__Given problem__.
The lines from the top of the material through the line with "at (697.5,481) (infra)" are to be set down exactly. Leave the pictures out.

__Supplied data__.
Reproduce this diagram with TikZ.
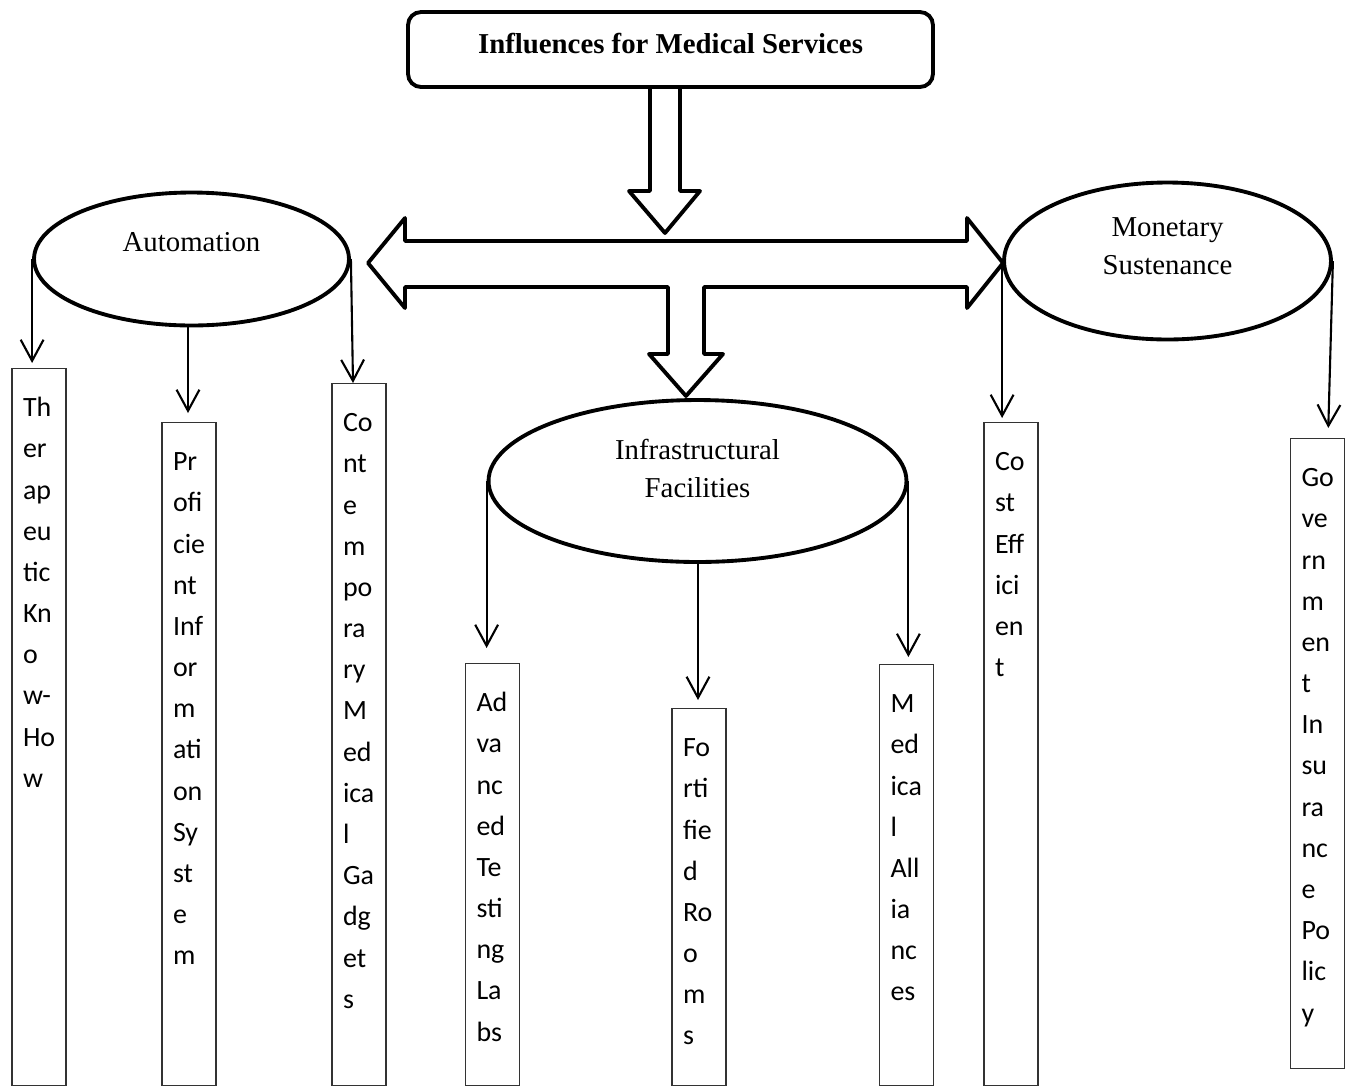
\documentclass[tikz,border=0pt]{standalone}
\usepackage{fontspec}
\setmainfont{Liberation Serif}
\newfontfamily\colfont{Carlito}
\usetikzlibrary{shapes.geometric,arrows.meta}

% narrow column of word pieces, text hung from the top
\newcommand{\colstack}[2]{\parbox[c][#1][t]{1.08cm}{\raggedright\leftskip=0.22cm\parindent=0pt\rule{0pt}{0.96cm}#2\par}}

\begin{document}
\begin{tikzpicture}[x=0.02cm,y=-0.02cm,
    titlebox/.style={draw,rounded corners=0.26cm,line width=2.2pt,minimum width=10.5cm,minimum height=1.5cm,inner sep=0pt},
    oval/.style={draw,ellipse,line width=2.2pt,inner sep=0pt},
    ovaltext/.style={font=\fontsize{16.4pt}{0.77cm}\selectfont,align=center},
    col/.style={draw=black!80,line width=0.7pt,anchor=north,inner sep=0pt,font=\colfont\fontsize{15.9pt}{0.824cm}\selectfont},
    blockarrow/.style={line width=2.2pt,line join=round},
    conn/.style={line width=1.2pt,-{Straight Barb[length=12pt,width=13pt]}}]
    \useasboundingbox (0,0) rectangle (1351,1086);

    \node[titlebox,label={[font=\bfseries\fontsize{16.4pt}{20pt}\selectfont,yshift=0.11cm]center:Influences for Medical Services}] at (670.5,49.5) (title) {};

    \node[oval,minimum width=6.3cm,minimum height=2.66cm,label={[ovaltext,yshift=0.34cm]center:Automation}] at (191.5,259) (auto) {};
    \node[oval,minimum width=6.54cm,minimum height=3.14cm,label={[ovaltext,yshift=0.3cm]center:Monetary\\Sustenance}] at (1167.5,261) (mon) {};
    \node[oval,minimum width=8.36cm,minimum height=3.24cm,label={[ovaltext,yshift=0.25cm]center:Infrastructural\\Facilities}] at (697.5,481) (infra) {};

    \node[col] at (39,368) (ther) {\colstack{14.34cm}{Th\\er\\ap\\eu\\tic\\Kn\\o\\w-\\Ho\\w}};
    \node[col] at (189,422) (prof) {\colstack{13.26cm}{Pr\\ofi\\cie\\nt\\Inf\\or\\m\\ati\\on\\Sy\\st\\e\\m}};
    \node[col] at (359,383) (cont) {\colstack{14.04cm}{Co\\nt\\e\\m\\po\\ra\\ry\\M\\ed\\ica\\l\\Ga\\dg\\et\\s}};
    \node[col] at (492.5,663) (adv) {\colstack{8.44cm}{Ad\\va\\nc\\ed\\Te\\sti\\ng\\La\\bs}};
    \node[col] at (699,708) (fort) {\colstack{7.54cm}{Fo\\rti\\fie\\d\\Ro\\o\\m\\s}};
    \node[col] at (906.5,664) (med) {\colstack{8.42cm}{M\\ed\\ica\\l\\All\\ia\\nc\\es}};
    \node[col] at (1011,422) (cost) {\colstack{13.26cm}{Co\\st\\Eff\\ici\\en\\t}};
    \node[col] at (1317.5,438) (gov) {\colstack{12.6cm}{Go\\ve\\rn\\m\\en\\t\\In\\su\\ra\\nc\\e\\Po\\lic\\y}};

    % hollow arrows
    \draw[blockarrow] (650,87) -- (650,191) -- (629,191) -- (665,233) -- (700,191) -- (680,191) -- (680,87);
    \draw[blockarrow] (405,241) -- (967,241) -- (967,218) -- (1003,263) -- (967,308) -- (967,287)
        -- (704,287) -- (704,354) -- (723,354) -- (686,396) -- (649,354) -- (668,354) -- (668,287)
        -- (405,287) -- (405,308) -- (368,263) -- (405,218) -- cycle;

    \path[conn]
        (auto.west) edge[shorten >=0.1cm] (auto.west |- ther.north)
        ([xshift=-0.07cm]auto.south) edge[shorten >=0.18cm] ([xshift=-0.07cm]auto.south |- prof.north)
        (auto.east) edge ([xshift=-0.12cm]cont.north)
        (infra.west) edge[shorten >=0.3cm] (infra.west |- adv.north)
        ([xshift=0.01cm]infra.south) edge[shorten >=0.16cm] ([xshift=0.01cm]infra.south |- fort.north)
        (infra.east) edge[shorten >=0.14cm] (infra.east |- med.north)
        (mon.west) edge[shorten >=0.08cm] (mon.west |- cost.north)
        (mon.east) edge[shorten >=0.2cm] ([xshift=0.21cm]gov.north)
        ;
\end{tikzpicture}
\end{document}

__Result for this task__.
Reproduce this diagram with TikZ.
\documentclass[tikz,border=0pt]{standalone}
\usepackage{fontspec}
\setmainfont{Liberation Serif}
\newfontfamily\colfont{Carlito}
\usetikzlibrary{shapes.geometric,arrows.meta}

% narrow column of word pieces, text hung from the top
\newcommand{\colstack}[2]{\parbox[c][#1][t]{1.08cm}{\raggedright\leftskip=0.22cm\parindent=0pt\rule{0pt}{0.96cm}#2\par}}

\begin{document}
\begin{tikzpicture}[x=0.02cm,y=-0.02cm,
    titlebox/.style={draw,rounded corners=0.26cm,line width=2.2pt,minimum width=10.5cm,minimum height=1.5cm,inner sep=0pt},
    oval/.style={draw,ellipse,line width=2.2pt,inner sep=0pt},
    ovaltext/.style={font=\fontsize{16.4pt}{0.77cm}\selectfont,align=center},
    col/.style={draw=black!80,line width=0.7pt,anchor=north,inner sep=0pt,font=\colfont\fontsize{15.9pt}{0.824cm}\selectfont},
    blockarrow/.style={line width=2.2pt,line join=round},
    conn/.style={line width=1.2pt,-{Straight Barb[length=12pt,width=13pt]}}]
    \useasboundingbox (0,0) rectangle (1351,1086);

    \node[titlebox,label={[font=\bfseries\fontsize{16.4pt}{20pt}\selectfont,yshift=0.11cm]center:Influences for Medical Services}] at (670.5,49.5) (title) {};

    \node[oval,minimum width=6.3cm,minimum height=2.66cm,label={[ovaltext,yshift=0.34cm]center:Automation}] at (191.5,259) (auto) {};
    \node[oval,minimum width=6.54cm,minimum height=3.14cm,label={[ovaltext,yshift=0.3cm]center:Monetary\\Sustenance}] at (1167.5,261) (mon) {};
    \node[oval,minimum width=8.36cm,minimum height=3.24cm,label={[ovaltext,yshift=0.25cm]center:Infrastructural\\Facilities}] at (697.5,481) (infra) {};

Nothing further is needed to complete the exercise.